11th Conference on Atmospheric Radiation and the 11th Conference on Cloud Physics

Wednesday, 5 June 2002
Microphysical observations of cirrus and wave clouds
R. Paul Lawson, SPEC Inc., Boulder, CO; and B. A. Baker and C. G. Schmitt
Poster PDF (3.6 MB)
Measurements in cirrus and wave clouds using jet aircraft equipped with standard cloud particle probes, the Cloud Particle Imager (CPI) and the Nevzorov total water content probe are presented. The CPI now makes it possible to determine the habit of ice particles as small as 50 microns. New software algorithms are used to automatically classify the habits of cloud particles and compute ice water content. Results are presented from Learjet flights in cirrus clouds over Utah, Colorado and Oklahoma, and wave cloud flights over the Front Range of the Rocky Mountains.

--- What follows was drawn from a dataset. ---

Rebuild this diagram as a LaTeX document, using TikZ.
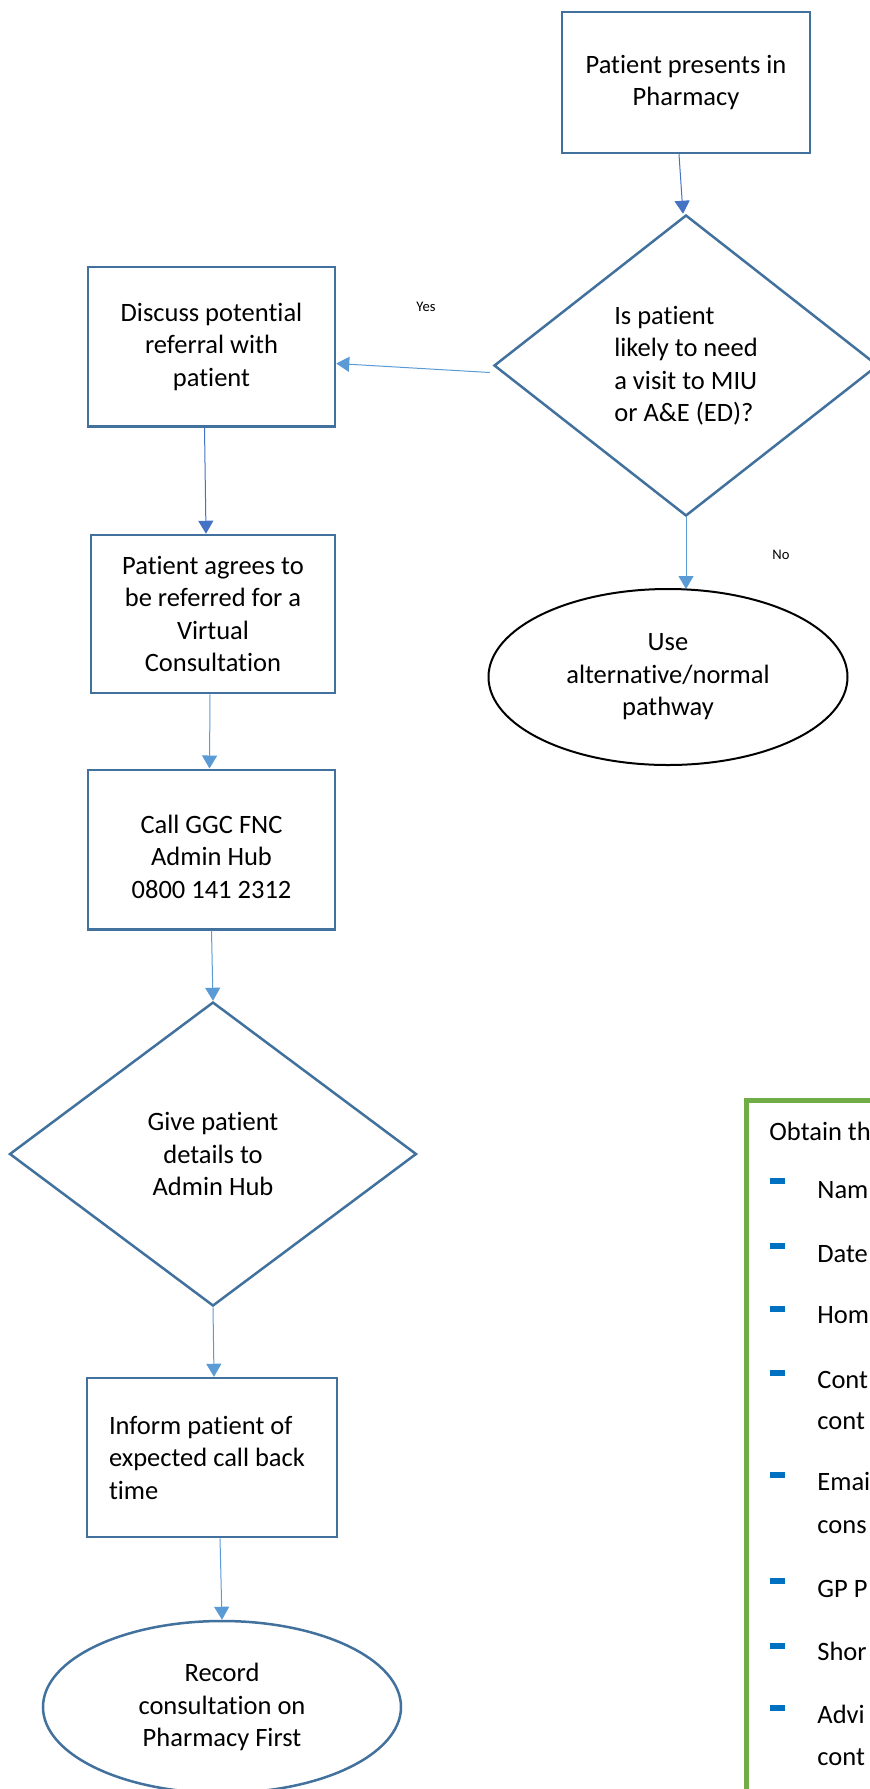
\documentclass[tikz,border=0pt]{standalone}
\usepackage{fontspec}
\setmainfont{Carlito}[Ligatures={NoCommon}]
\usepackage{xcolor}
\usetikzlibrary{arrows.meta,shapes.geometric,calc}

\definecolor{boxblue}{HTML}{41719C}
\definecolor{arrblue}{HTML}{5B9BD5}
\definecolor{arrdark}{HTML}{4472C4}
\definecolor{listgreen}{HTML}{70AD47}
\definecolor{dashblue}{HTML}{0070C0}
\newcommand{\pftxt}{\fontsize{13.25pt}{16.25pt}\selectfont}
\newcommand{\pfsmall}{\fontsize{7.3pt}{9pt}\selectfont}

\tikzset{
  pbox/.style={draw=boxblue,line width=1.25pt,rectangle,align=center,inner sep=0pt,font=\pftxt},
  pdec/.style={draw=boxblue,line width=1.25pt,diamond,aspect=1.28,align=center,inner sep=0pt,font=\pftxt},
  pell/.style={draw=boxblue,line width=1.25pt,ellipse,align=center,inner sep=0pt,font=\pftxt},
  parr/.style={draw=arrblue,line width=0.5pt,-{Triangle[length=6.5pt,width=7.5pt]}},
  listtxt/.style={anchor=base west,inner sep=0pt,font=\pftxt}
}

\begin{document}
\begin{tikzpicture}[line join=miter,x=0.5pt,y=-0.5pt]
  \useasboundingbox (0,0) rectangle (870,1789);
  \clip (0,0) rectangle (870,1789);

  \node[pbox,minimum width=124pt,minimum height=70.5pt] (present) at (686,82.5) {Patient presents in\\Pharmacy};
  \node[pdec,align=left,minimum width=192pt,minimum height=150.5pt] (likely) at (686,365.5) {Is patient\\likely to need\\a visit to MIU\\or A\&E (ED)?};
  \node[pbox,minimum width=123.5pt,minimum height=79.75pt] (discuss) at (211.5,346.5) {Discuss potential\\referral with\\patient};
  \node[pbox,minimum width=122pt,minimum height=79pt] (agrees) at (213,614) {Patient agrees to\\be referred for a\\Virtual\\Consultation};
  \node[pbox,minimum width=123.5pt,minimum height=79.75pt] (callhub) at (211.5,849.5) {\mbox{}\\Call GGC FNC\\Admin Hub\\0800 141 2312};
  \node[pdec,minimum width=203.5pt,minimum height=152pt] (details) at (213,1154) {Give patient\\details to\\Admin Hub};
  \node[pbox,align=flush left,text width=103pt,minimum width=125pt,minimum height=79.5pt] (inform) at (212,1457.5) {Inform patient of\\expected call back\\time};
  \node[pell,minimum width=179pt,minimum height=86pt] (record) at (222,1707) {Record\\consultation on\\Pharmacy First};
  \node[pell,draw=black,line width=1pt,minimum width=179.5pt,minimum height=88pt] (altpath) at (668,677) {Use\\alternative/normal\\pathway};

  \draw[parr,draw=arrdark] ($(present.south)+(-7,0)$) -- ($(likely.north)+(-3,0)$);
  \draw[parr] ($(likely.west)+(-3,7)$) -- ($(discuss.east)+(0,17)$);
  \draw[parr] (likely.south) -- ($(altpath.north)+(18,1)$);
  \draw[parr,draw=arrdark] ($(discuss.south)+(-7,0)$) -- ($(agrees.north)+(-7,0)$);
  \draw[parr] ($(agrees.south)+(-3,0)$) -- ($(callhub.north)+(-2,0)$);
  \draw[parr] (callhub.south) -- (details.north);
  \draw[parr] (details.south) -- ($(inform.north)+(2,0)$);
  \draw[parr] ($(inform.south)+(8,0)$) -- (record.north);

  \node[font=\pfsmall,inner sep=0pt] (yes) at (426,307) {Yes};
  \node[font=\pfsmall,inner sep=0pt] (no) at (781,555) {No};

  \draw[listgreen,line width=2.5pt] (746.5,1100) rectangle (1000,1900);
  \node[listtxt] (obtain) at (769,1140) {Obtain th};
  \fill[dashblue] (770,1178) rectangle (785,1184);
  \node[listtxt] (itname) at (817,1198) {Nam};
  \fill[dashblue] (770,1243) rectangle (785,1249);
  \node[listtxt] (itdate) at (817,1262) {Date};
  \fill[dashblue] (770,1306) rectangle (785,1312);
  \node[listtxt] (ithome) at (817,1323) {Hom};
  \fill[dashblue] (770,1370) rectangle (785,1376);
  \node[listtxt] (itcont) at (817,1388) {Cont};
  \node[listtxt] (itconta) at (817,1429) {cont};
  \fill[dashblue] (770,1472) rectangle (785,1478);
  \node[listtxt] (itmail) at (817,1490) {Emai};
  \node[listtxt] (itmaila) at (817,1533) {cons};
  \fill[dashblue] (770,1578) rectangle (785,1584);
  \node[listtxt] (itgp) at (817,1597) {GP P};
  \fill[dashblue] (770,1643) rectangle (785,1649);
  \node[listtxt] (itshort) at (817,1660) {Shor};
  \fill[dashblue] (770,1705) rectangle (785,1711);
  \node[listtxt] (itadv) at (817,1723) {Advi};
  \node[listtxt] (itadva) at (817,1765) {cont};
\end{tikzpicture}
\end{document}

Data collected in cirrus suggest that the ice particle concentration is dominated by small (< 50 micron) particles, and the concentration of these particles is much higher (> 1000 L-1) than commonly reported in the literature. The habits of the larger particles in cirrus are dominated by rosettes, except in the lower regions of deep cirrus, which display sideplane growth and aggregates, and in very cold (T < -60 C) cirrus, where clear plates are observed. Particle concentrations in wave clouds are also very high, exceeding 1000 L-1, and like cirrus clouds, crystal habits are dominated by rosettes, except in the lower regions of deep wave clouds, where sideplane growth and aggregates are also observed. Interpretations of cloud microphysical processes that may generate these particle characteristics in cirrus and wave clouds are presented.